Start Recorded data
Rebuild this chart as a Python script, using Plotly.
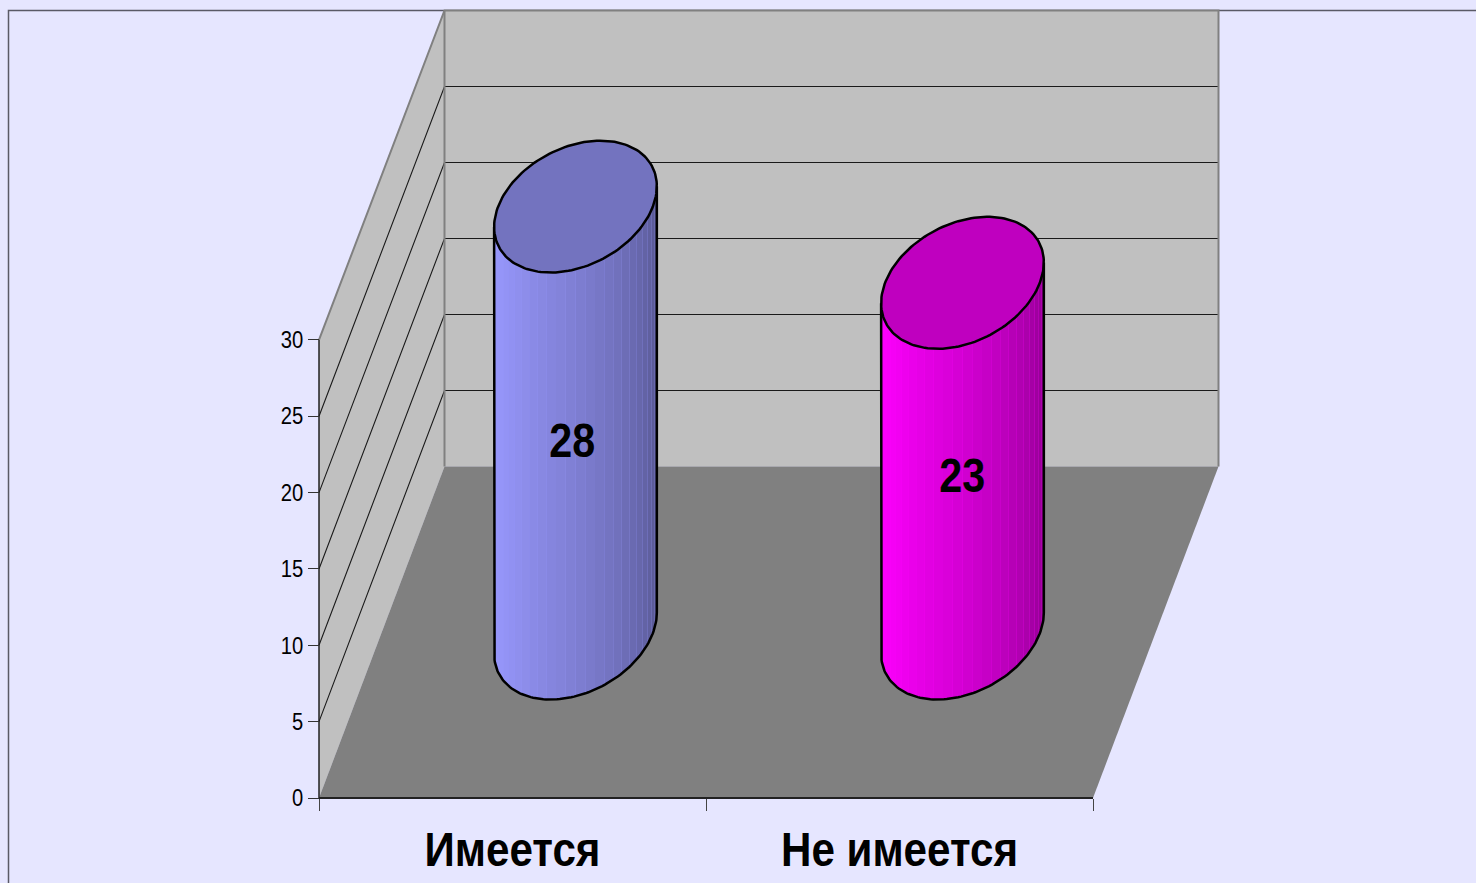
import numpy as np
import plotly.graph_objects as go

# ---- data -------------------------------------------------------------
categories = ["Имеется", "Не имеется"]
values = [28, 23]
y_ticks = [0, 5, 10, 15, 20, 25, 30]
side_colors = ["#9999FF", "#FF00FF"]
top_colors = ["#7373BF", "#BF00BF"]
label_offsets = [9.1, 9.33]
label_shift_px = [-3, 0]

# ---- chart geometry (pixels per data unit, oblique depth vector) --------
W, H = 1476, 883
PX_X, PX_Y = 387.0, 15.27
ORIGIN_X, ORIGIN_Y = 319.0, 798.0
DX, DY = 125.5 / PX_X, 331.5 / PX_Y
SHRINK = 0.0044       # values look slightly shorter towards the back
VMAX = 30
NCAT = len(categories)
RX, RZ = 0.20, 0.20   # cylinder radius: category units, depth fraction
ZC = 0.497            # depth of the cylinder axis
CX_NUDGE = 0.6 / PX_X
BG = "#E6E6FF"; WALL = "#C0C0C0"; FLOOR = "#808080"; EDGE = "#808080"
FONT = "Liberation Sans"


def proj(x, z, v):
    x, z, v = np.asarray(x, float), np.asarray(z, float), np.asarray(v, float)
    return x + z * DX, v * (1 - SHRINK * z) + z * DY


fig = go.Figure()


def poly(xs, ys, fill):
    fig.add_trace(go.Scatter(x=list(xs), y=list(ys), mode="lines", fill="toself",
                             fillcolor=fill, line=dict(width=0, color=fill),
                             hoverinfo="skip", showlegend=False))


def line(xs, ys, color, width):
    fig.add_trace(go.Scatter(x=list(xs), y=list(ys), mode="lines",
                             line=dict(color=color, width=width),
                             hoverinfo="skip", showlegend=False))


# outer chart frame
xl0 = -ORIGIN_X / PX_X; xl1 = (W - ORIGIN_X) / PX_X
yl0 = -(H - ORIGIN_Y) / PX_Y; yl1 = ORIGIN_Y / PX_Y
line([xl0 + 8.5 / PX_X, xl0 + 8.5 / PX_X, xl1], [yl0, yl1 - 10.5 / PX_Y, yl1 - 10.5 / PX_Y], "#5A5A66", 1.5)

# walls and floor
xs, ys = proj([0, 0, 0, 0], [0, 1, 1, 0], [0, 0, VMAX, VMAX])
poly(xs, ys, WALL)
xs, ys = proj([0, NCAT, NCAT, 0], [1, 1, 1, 1], [0, 0, VMAX, VMAX])
poly(xs, ys, WALL)
xs, ys = proj([0, NCAT, NCAT, 0], [0, 0, 1, 1], [0, 0, 0, 0])
poly(xs, ys, FLOOR)

# gridlines
for v in y_ticks[1:-1]:
    xs, ys = proj([0, 0, NCAT], [0, 1, 1], [v, v, v])
    line(xs, ys, "#1A1A1A", 1.1)

# wall edges
xs, ys = proj([0, 0, NCAT, NCAT], [0, 1, 1, 1], [VMAX, VMAX, VMAX, 0])
line(xs, ys, EDGE, 2)
xs, ys = proj([0, 0], [1, 1], [0, VMAX])
line(xs, ys, EDGE, 2)

# axis lines
line([0, 0], [0, VMAX], "#222222", 1.5)
line([0, NCAT], [0, 0], "#222222", 2)

# cylinders
t0 = np.arctan2(DX * RZ, RX)
N_STRIPS = 26
for i, (val, side, top) in enumerate(zip(values, side_colors, top_colors)):
    cx = i + 0.5 + CX_NUDGE
    rgb = np.array([int(side[k:k + 2], 16) for k in (1, 3, 5)], float)
    # solid body underneath, so seams between strips stay light
    tt = np.linspace(t0 + np.pi, t0 + 2 * np.pi, 90)
    bx, by = proj(cx + RX * np.cos(tt), ZC + RZ * np.sin(tt), 0 * tt)
    ux, uy = proj(cx + RX * np.cos(tt), ZC + RZ * np.sin(tt), val + 0 * tt)
    poly(np.r_[bx, ux[::-1], bx[0]], np.r_[by, uy[::-1], by[0]], side)
    edges = np.linspace(t0 + np.pi, t0 + 2 * np.pi, N_STRIPS + 1)
    for j in range(N_STRIPS):
        ts = np.linspace(edges[j], edges[j + 1], 3)
        f = (j + 0.5) / N_STRIPS
        shade = 1 - 0.46 * f ** 1.4
        if f < 0.1:
            shade *= 0.93 + 0.7 * f
        col = "rgb(%d,%d,%d)" % tuple(np.round(rgb * shade))
        sbx, sby = proj(cx + RX * np.cos(ts), ZC + RZ * np.sin(ts), 0 * ts)
        sux, suy = proj(cx + RX * np.cos(ts), ZC + RZ * np.sin(ts), val + 0 * ts)
        poly(np.r_[sbx, sux[::-1], sbx[0]], np.r_[sby, suy[::-1], sby[0]], col)
    # outline of the body
    ox = np.r_[ux[0], bx, ux[-1]]
    oy = np.r_[uy[0], by, uy[-1]]
    line(ox, oy, "#000000", 2.5)
    # top disc
    td = np.linspace(0, 2 * np.pi, 160)
    dx, dy = proj(cx + RX * np.cos(td), ZC + RZ * np.sin(td), val + 0 * td)
    fig.add_trace(go.Scatter(x=dx, y=dy, mode="lines", fill="toself", fillcolor=top,
                             line=dict(color="#000000", width=2.5),
                             hoverinfo="skip", showlegend=False))

# value labels
lx, _ = proj(np.array([0.5, 1.5]), [0.5, 0.5], np.array(values) / 2)
ly = np.array(values) / 2 + np.array(label_offsets)
fig.add_trace(go.Scatter(x=lx + np.array(label_shift_px) / PX_X, y=ly, mode="text",
                         text=[str(v) for v in values],
                         textposition="middle center",
                         textfont=dict(family=FONT, size=48, color="#000000", weight="bold"),
                         hoverinfo="skip", showlegend=False))

fig.update_layout(
    width=W, height=H,
    margin=dict(l=0, r=0, t=0, b=0, pad=0),
    paper_bgcolor=BG, plot_bgcolor=BG,
    showlegend=False, hovermode=False,
    xaxis=dict(
        range=[xl0, xl1], domain=[0, 1], anchor="free", position=(H - ORIGIN_Y) / H,
        showgrid=False, zeroline=False, showline=False,
        tickmode="array", tickvals=[i + 0.5 for i in range(NCAT)], ticktext=categories,
        ticks="", ticklabelstandoff=18,
        tickfont=dict(family=FONT, size=49, color="#000000", weight="bold"),
        minor=dict(tickmode="array", tickvals=list(range(NCAT + 1)), ticks="outside",
                   ticklen=12, tickwidth=1, tickcolor="#444444", showgrid=False),
    ),
    yaxis=dict(
        range=[yl0, yl1], domain=[0, 1], anchor="free", position=ORIGIN_X / W,
        showgrid=False, zeroline=False, showline=False,
        tickmode="array", tickvals=y_ticks, ticks="outside", ticklen=11, tickwidth=1,
        tickcolor="#333333",
        tickfont=dict(family=FONT, size=23.5, color="#000000"),
    ),
)

# the reference lettering is a little condensed: keep real text, squeeze it horizontally
squeeze = """
document.body.style.margin='0';document.body.style.overflow='hidden';
document.querySelectorAll('.xtick text,.ytick text,.textpoint text').forEach(function(t){
  var n=t.getComputedTextLength();
  t.setAttribute('lengthAdjust','spacingAndGlyphs');
  t.setAttribute('textLength',(n*0.86).toFixed(1));
});
"""
fig.write_html("out.html", config=dict(displayModeBar=False), post_script=squeeze)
End Recorded data
• _Directions_:
Reproduce the full listing faithfully, but do not carry over any pictures.

• _Response to this task_:
Rebuild this chart as a Python script, using Plotly.
import numpy as np
import plotly.graph_objects as go

# ---- data -------------------------------------------------------------
categories = ["Имеется", "Не имеется"]
values = [28, 23]
y_ticks = [0, 5, 10, 15, 20, 25, 30]
side_colors = ["#9999FF", "#FF00FF"]
top_colors = ["#7373BF", "#BF00BF"]
label_offsets = [9.1, 9.33]
label_shift_px = [-3, 0]

# ---- chart geometry (pixels per data unit, oblique depth vector) --------
W, H = 1476, 883
PX_X, PX_Y = 387.0, 15.27
ORIGIN_X, ORIGIN_Y = 319.0, 798.0
DX, DY = 125.5 / PX_X, 331.5 / PX_Y
SHRINK = 0.0044       # values look slightly shorter towards the back
VMAX = 30
NCAT = len(categories)
RX, RZ = 0.20, 0.20   # cylinder radius: category units, depth fraction
ZC = 0.497            # depth of the cylinder axis
CX_NUDGE = 0.6 / PX_X
BG = "#E6E6FF"; WALL = "#C0C0C0"; FLOOR = "#808080"; EDGE = "#808080"
FONT = "Liberation Sans"


def proj(x, z, v):
    x, z, v = np.asarray(x, float), np.asarray(z, float), np.asarray(v, float)
    return x + z * DX, v * (1 - SHRINK * z) + z * DY


fig = go.Figure()


def poly(xs, ys, fill):
    fig.add_trace(go.Scatter(x=list(xs), y=list(ys), mode="lines", fill="toself",
                             fillcolor=fill, line=dict(width=0, color=fill),
                             hoverinfo="skip", showlegend=False))


def line(xs, ys, color, width):
    fig.add_trace(go.Scatter(x=list(xs), y=list(ys), mode="lines",
                             line=dict(color=color, width=width),
                             hoverinfo="skip", showlegend=False))


# outer chart frame
xl0 = -ORIGIN_X / PX_X; xl1 = (W - ORIGIN_X) / PX_X
yl0 = -(H - ORIGIN_Y) / PX_Y; yl1 = ORIGIN_Y / PX_Y
line([xl0 + 8.5 / PX_X, xl0 + 8.5 / PX_X, xl1], [yl0, yl1 - 10.5 / PX_Y, yl1 - 10.5 / PX_Y], "#5A5A66", 1.5)

# walls and floor
xs, ys = proj([0, 0, 0, 0], [0, 1, 1, 0], [0, 0, VMAX, VMAX])
poly(xs, ys, WALL)
xs, ys = proj([0, NCAT, NCAT, 0], [1, 1, 1, 1], [0, 0, VMAX, VMAX])
poly(xs, ys, WALL)
xs, ys = proj([0, NCAT, NCAT, 0], [0, 0, 1, 1], [0, 0, 0, 0])
poly(xs, ys, FLOOR)

# gridlines
for v in y_ticks[1:-1]:
    xs, ys = proj([0, 0, NCAT], [0, 1, 1], [v, v, v])
    line(xs, ys, "#1A1A1A", 1.1)

# wall edges
xs, ys = proj([0, 0, NCAT, NCAT], [0, 1, 1, 1], [VMAX, VMAX, VMAX, 0])
line(xs, ys, EDGE, 2)
xs, ys = proj([0, 0], [1, 1], [0, VMAX])
line(xs, ys, EDGE, 2)

# axis lines
line([0, 0], [0, VMAX], "#222222", 1.5)
line([0, NCAT], [0, 0], "#222222", 2)

# cylinders
t0 = np.arctan2(DX * RZ, RX)
N_STRIPS = 26
for i, (val, side, top) in enumerate(zip(values, side_colors, top_colors)):
    cx = i + 0.5 + CX_NUDGE
    rgb = np.array([int(side[k:k + 2], 16) for k in (1, 3, 5)], float)
    # solid body underneath, so seams between strips stay light
    tt = np.linspace(t0 + np.pi, t0 + 2 * np.pi, 90)
    bx, by = proj(cx + RX * np.cos(tt), ZC + RZ * np.sin(tt), 0 * tt)
    ux, uy = proj(cx + RX * np.cos(tt), ZC + RZ * np.sin(tt), val + 0 * tt)
    poly(np.r_[bx, ux[::-1], bx[0]], np.r_[by, uy[::-1], by[0]], side)
    edges = np.linspace(t0 + np.pi, t0 + 2 * np.pi, N_STRIPS + 1)
    for j in range(N_STRIPS):
        ts = np.linspace(edges[j], edges[j + 1], 3)
        f = (j + 0.5) / N_STRIPS
        shade = 1 - 0.46 * f ** 1.4
        if f < 0.1:
            shade *= 0.93 + 0.7 * f
        col = "rgb(%d,%d,%d)" % tuple(np.round(rgb * shade))
        sbx, sby = proj(cx + RX * np.cos(ts), ZC + RZ * np.sin(ts), 0 * ts)
        sux, suy = proj(cx + RX * np.cos(ts), ZC + RZ * np.sin(ts), val + 0 * ts)
        poly(np.r_[sbx, sux[::-1], sbx[0]], np.r_[sby, suy[::-1], sby[0]], col)
    # outline of the body
    ox = np.r_[ux[0], bx, ux[-1]]
    oy = np.r_[uy[0], by, uy[-1]]
    line(ox, oy, "#000000", 2.5)
    # top disc
    td = np.linspace(0, 2 * np.pi, 160)
    dx, dy = proj(cx + RX * np.cos(td), ZC + RZ * np.sin(td), val + 0 * td)
    fig.add_trace(go.Scatter(x=dx, y=dy, mode="lines", fill="toself", fillcolor=top,
                             line=dict(color="#000000", width=2.5),
                             hoverinfo="skip", showlegend=False))

# value labels
lx, _ = proj(np.array([0.5, 1.5]), [0.5, 0.5], np.array(values) / 2)
ly = np.array(values) / 2 + np.array(label_offsets)
fig.add_trace(go.Scatter(x=lx + np.array(label_shift_px) / PX_X, y=ly, mode="text",
                         text=[str(v) for v in values],
                         textposition="middle center",
                         textfont=dict(family=FONT, size=48, color="#000000", weight="bold"),
                         hoverinfo="skip", showlegend=False))

fig.update_layout(
    width=W, height=H,
    margin=dict(l=0, r=0, t=0, b=0, pad=0),
    paper_bgcolor=BG, plot_bgcolor=BG,
    showlegend=False, hovermode=False,
    xaxis=dict(
        range=[xl0, xl1], domain=[0, 1], anchor="free", position=(H - ORIGIN_Y) / H,
        showgrid=False, zeroline=False, showline=False,
        tickmode="array", tickvals=[i + 0.5 for i in range(NCAT)], ticktext=categories,
        ticks="", ticklabelstandoff=18,
        tickfont=dict(family=FONT, size=49, color="#000000", weight="bold"),
        minor=dict(tickmode="array", tickvals=list(range(NCAT + 1)), ticks="outside",
                   ticklen=12, tickwidth=1, tickcolor="#444444", showgrid=False),
    ),
    yaxis=dict(
        range=[yl0, yl1], domain=[0, 1], anchor="free", position=ORIGIN_X / W,
        showgrid=False, zeroline=False, showline=False,
        tickmode="array", tickvals=y_ticks, ticks="outside", ticklen=11, tickwidth=1,
        tickcolor="#333333",
        tickfont=dict(family=FONT, size=23.5, color="#000000"),
    ),
)

# the reference lettering is a little condensed: keep real text, squeeze it horizontally
squeeze = """
document.body.style.margin='0';document.body.style.overflow='hidden';
document.querySelectorAll('.xtick text,.ytick text,.textpoint text').forEach(function(t){
  var n=t.getComputedTextLength();
  t.setAttribute('lengthAdjust','spacingAndGlyphs');
  t.setAttribute('textLength',(n*0.86).toFixed(1));
});
"""
fig.write_html("out.html", config=dict(displayModeBar=False), post_script=squeeze)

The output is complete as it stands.